About The Blog
So, what’s the purpose of this blog? Well, simply to better understand Atlanta and cities like it, to increase the conversation about the future of these places, and to shed light on the creative solutions countering the negative aspects of our urban environments. But what is a “suburban city?”
From Merriam Webster…
City: A place where people live that is larger or more important than a town: an area where many people live and work.
Suburb: A town or other area where people live in houses near a larger city: a smaller community adjacent to or within commuting distance of a city.
A suburban city therefore is a metropolitan area in which the suburbs, especially those “other areas,” of a central city overwhelm the core of the metro area, not only in number of people, but in actually competing with the central city in terms of commerce, governance, and cultural significance.
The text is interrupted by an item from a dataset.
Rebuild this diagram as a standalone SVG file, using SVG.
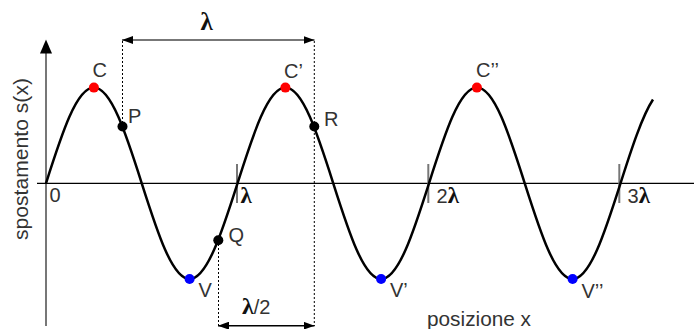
<svg xmlns="http://www.w3.org/2000/svg" width="694" height="329" viewBox="0 0 694 329">
<defs>
<style>
.lbl{font-family:"Liberation Sans",Arial,sans-serif;font-size:20px;fill:#333}
.lam{font-family:"Liberation Serif","Times New Roman",serif;font-weight:bold;fill:#111}
.dash{stroke:#000;stroke-width:1;stroke-dasharray:2 2;fill:none}
.tick{stroke:#777;stroke-width:2}
.wave{fill:none;stroke:#000;stroke-width:2.5}
.red{fill:#f00}.blue{fill:#00f}.blk{fill:#000}
</style>
<marker id="ah" viewBox="0 0 11 8" refX="11" refY="4" markerWidth="11" markerHeight="8" markerUnits="userSpaceOnUse" orient="auto-start-reverse">
<path d="M0,0 L11,4 L0,8 Z" fill="#000"/>
</marker>
</defs>
<g id="axes">
<line x1="46" y1="326" x2="46" y2="52" stroke="#777" stroke-width="2"/>
<path d="M46,39.5 L52,53.5 L40,53.5 Z" fill="#000"/>
<line x1="37" y1="183.3" x2="694" y2="183.3" stroke="#000" stroke-width="1.3"/>
<line class="tick" x1="237" y1="164" x2="237" y2="203"/>
<line class="tick" x1="428.3" y1="164" x2="428.3" y2="203"/>
<line class="tick" x1="619.3" y1="164" x2="619.3" y2="203"/>
<text class="lbl" x="49.5" y="202" font-size="19">0</text>
<text class="lam" x="240.5" y="203" font-size="23">λ</text>
<text class="lbl" x="436.5" y="203" font-size="19">2<tspan class="lam" font-size="23">λ</tspan></text>
<text class="lbl" x="627.5" y="203" font-size="19">3<tspan class="lam" font-size="23">λ</tspan></text>
<text class="lbl" transform="translate(28,240) rotate(-90)" x="0" y="0" textLength="162" lengthAdjust="spacingAndGlyphs">spostamento s(x)</text>
<text class="lbl" x="427" y="326" textLength="104" lengthAdjust="spacingAndGlyphs">posizione x</text>
</g>
<g id="connectors">
<line class="dash" x1="122.5" y1="41" x2="122.5" y2="126"/>
<line class="dash" x1="314.3" y1="41" x2="314.3" y2="326"/>
<line class="dash" x1="218.5" y1="240" x2="218.5" y2="326"/>
<line x1="122" y1="40" x2="314.5" y2="40" stroke="#777" stroke-width="2" marker-start="url(#ah)" marker-end="url(#ah)"/>
<line x1="218" y1="325.7" x2="314.5" y2="325.7" stroke="#000" stroke-width="1.5" marker-start="url(#ah)" marker-end="url(#ah)"/>
<text class="lam" x="200.5" y="30" font-size="25">λ</text>
<text class="lbl" x="242" y="314"><tspan class="lam" font-size="24">λ</tspan>/2</text>
</g>
<g id="wave">
<path class="wave" d="M46,183.3 C61.61,134.27 76.55,87.6 93.875,87.6 C111.2,87.6 126.14,134.27 141.75,183.3 C157.36,232.33 172.3,279 189.625,279 C206.95,279 221.89,232.33 237.5,183.3 C253.11,134.27 268.05,87.6 285.375,87.6 C302.7,87.6 317.64,134.27 333.25,183.3 C348.86,232.33 363.8,279 381.125,279 C398.45,279 413.39,232.33 429,183.3 C444.61,134.27 459.55,87.6 476.875,87.6 C494.2,87.6 509.14,134.27 524.75,183.3 C540.36,232.33 555.3,279 572.625,279 C589.95,279 604.89,232.33 620.5,183.3 C631.33,149.28 642.17,115.96 653,99.52"/>
</g>
<g id="node-C"><circle class="red" cx="93.9" cy="87.6" r="5"/><text class="lbl" x="92.5" y="77" font-size="22">C</text></g>
<g id="node-P"><circle class="blk" cx="122.5" cy="126.5" r="5"/><text class="lbl" x="128" y="122.5" font-size="18">P</text></g>
<g id="node-Q"><circle class="blk" cx="218.3" cy="240.3" r="5"/><text class="lbl" x="228.5" y="241.5" font-size="21">Q</text></g>
<g id="node-V"><circle class="blue" cx="189.6" cy="279" r="5"/><text class="lbl" x="198.5" y="296.5" font-size="21">V</text></g>
<g id="node-C1"><circle class="red" cx="285.4" cy="87.6" r="5"/><text class="lbl" x="284" y="78" font-size="22">C’</text></g>
<g id="node-R"><circle class="blk" cx="314.3" cy="126.5" r="5"/><text class="lbl" x="324" y="126" font-size="21">R</text></g>
<g id="node-V1"><circle class="blue" cx="381.1" cy="279" r="5"/><text class="lbl" x="390" y="297" font-size="21">V’</text></g>
<g id="node-C2"><circle class="red" cx="476.9" cy="87.6" r="5"/><text class="lbl" x="476" y="77" font-size="22">C’’</text></g>
<g id="node-V2"><circle class="blue" cx="572.6" cy="279" r="5"/><text class="lbl" x="581.5" y="297.5" font-size="21">V’’</text></g>
</svg>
These aren’t cities like New York or Chicago, or other large cities with dense populations and immaculate skylines. In the suburban city, ex- and suburban communities, satellite cities, and strips of civilization make up a much larger percent of the metro region than areas that can actually be considered urban. Essentially, the reverse of their dictionary definitions.
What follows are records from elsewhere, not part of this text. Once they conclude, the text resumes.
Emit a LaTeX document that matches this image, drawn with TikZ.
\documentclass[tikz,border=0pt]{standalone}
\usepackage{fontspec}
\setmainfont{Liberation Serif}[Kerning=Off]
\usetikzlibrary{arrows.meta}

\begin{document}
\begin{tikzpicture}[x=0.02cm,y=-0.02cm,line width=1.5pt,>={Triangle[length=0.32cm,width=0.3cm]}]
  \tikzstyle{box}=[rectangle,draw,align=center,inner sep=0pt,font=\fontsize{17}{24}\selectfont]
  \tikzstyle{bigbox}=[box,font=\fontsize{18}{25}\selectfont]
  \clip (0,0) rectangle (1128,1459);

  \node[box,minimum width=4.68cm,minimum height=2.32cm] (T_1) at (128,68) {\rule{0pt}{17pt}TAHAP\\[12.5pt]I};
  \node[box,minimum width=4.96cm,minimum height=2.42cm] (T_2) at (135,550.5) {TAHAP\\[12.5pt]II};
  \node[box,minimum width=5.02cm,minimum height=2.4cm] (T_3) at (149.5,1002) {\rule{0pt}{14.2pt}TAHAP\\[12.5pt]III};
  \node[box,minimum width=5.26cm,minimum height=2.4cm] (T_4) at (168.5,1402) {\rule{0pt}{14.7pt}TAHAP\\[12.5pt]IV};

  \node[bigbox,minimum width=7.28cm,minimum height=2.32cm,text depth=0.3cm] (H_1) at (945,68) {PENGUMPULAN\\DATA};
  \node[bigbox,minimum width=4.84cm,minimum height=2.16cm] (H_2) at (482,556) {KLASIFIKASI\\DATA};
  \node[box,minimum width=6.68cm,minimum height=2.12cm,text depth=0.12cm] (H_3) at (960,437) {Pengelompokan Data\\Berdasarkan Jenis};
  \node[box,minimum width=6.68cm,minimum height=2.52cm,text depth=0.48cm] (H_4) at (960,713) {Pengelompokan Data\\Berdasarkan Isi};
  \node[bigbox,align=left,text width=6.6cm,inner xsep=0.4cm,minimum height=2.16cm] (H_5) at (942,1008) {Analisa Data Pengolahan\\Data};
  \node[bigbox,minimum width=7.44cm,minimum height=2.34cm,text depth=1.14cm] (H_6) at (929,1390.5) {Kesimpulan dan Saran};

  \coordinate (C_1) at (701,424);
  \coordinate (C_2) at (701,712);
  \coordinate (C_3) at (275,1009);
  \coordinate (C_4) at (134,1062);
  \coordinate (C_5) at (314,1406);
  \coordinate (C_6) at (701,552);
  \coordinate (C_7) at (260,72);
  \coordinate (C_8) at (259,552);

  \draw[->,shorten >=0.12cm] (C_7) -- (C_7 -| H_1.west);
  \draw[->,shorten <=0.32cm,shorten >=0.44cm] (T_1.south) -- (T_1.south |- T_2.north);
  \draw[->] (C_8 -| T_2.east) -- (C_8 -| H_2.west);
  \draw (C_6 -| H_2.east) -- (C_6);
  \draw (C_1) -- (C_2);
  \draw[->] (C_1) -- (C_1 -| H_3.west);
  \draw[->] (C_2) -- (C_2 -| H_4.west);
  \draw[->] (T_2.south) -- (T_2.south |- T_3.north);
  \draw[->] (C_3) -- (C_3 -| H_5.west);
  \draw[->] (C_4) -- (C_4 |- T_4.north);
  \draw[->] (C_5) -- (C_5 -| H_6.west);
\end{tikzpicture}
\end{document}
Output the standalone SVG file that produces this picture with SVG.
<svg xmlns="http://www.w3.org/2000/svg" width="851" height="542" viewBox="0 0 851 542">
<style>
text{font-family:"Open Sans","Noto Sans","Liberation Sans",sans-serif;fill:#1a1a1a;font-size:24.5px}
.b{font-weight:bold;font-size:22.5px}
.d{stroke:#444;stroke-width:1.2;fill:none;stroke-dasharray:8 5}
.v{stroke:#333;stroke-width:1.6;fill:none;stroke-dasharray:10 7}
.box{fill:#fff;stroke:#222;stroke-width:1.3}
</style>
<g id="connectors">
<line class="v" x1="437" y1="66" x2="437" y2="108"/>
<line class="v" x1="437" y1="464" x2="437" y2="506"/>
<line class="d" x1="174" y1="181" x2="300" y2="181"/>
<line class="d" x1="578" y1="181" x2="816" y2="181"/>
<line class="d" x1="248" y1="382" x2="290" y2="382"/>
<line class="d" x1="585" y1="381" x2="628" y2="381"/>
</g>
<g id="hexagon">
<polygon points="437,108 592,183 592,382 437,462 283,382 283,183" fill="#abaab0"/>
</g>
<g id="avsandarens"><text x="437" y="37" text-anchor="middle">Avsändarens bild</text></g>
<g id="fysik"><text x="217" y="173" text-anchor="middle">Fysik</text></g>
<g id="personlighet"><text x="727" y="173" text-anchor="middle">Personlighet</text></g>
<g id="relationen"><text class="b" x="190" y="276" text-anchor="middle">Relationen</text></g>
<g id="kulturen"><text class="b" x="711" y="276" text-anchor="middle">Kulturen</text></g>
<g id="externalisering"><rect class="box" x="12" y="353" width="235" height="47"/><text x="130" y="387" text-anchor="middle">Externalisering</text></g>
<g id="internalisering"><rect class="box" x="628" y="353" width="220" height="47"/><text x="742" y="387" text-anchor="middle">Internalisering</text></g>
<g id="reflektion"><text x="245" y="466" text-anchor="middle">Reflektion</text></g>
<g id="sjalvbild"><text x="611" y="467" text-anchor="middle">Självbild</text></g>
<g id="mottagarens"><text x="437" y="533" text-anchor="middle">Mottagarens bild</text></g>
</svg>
In the coming decades, cities like Atlanta will change in ways that are unprecedented in human history as urban populations continue to grow and shape their environments; the problems that currently exist in cities will intensify if left unchecked.
Now is a time of opportunity to address those issues and plan for their solutions, as well as to build upon and celebrate the already great aspects of our cities. This blog aims to do just that.
Candler Vinson is an Atlanta native, a writer, an Emory alumnus, and an environmentalist (yes, one of those). He has written for multiple groups and organizations around the globe to create compelling content. Candler has a passion for reporting on sustainability, environmental issues, agriculture, technology, and culture, and the points where they intersect.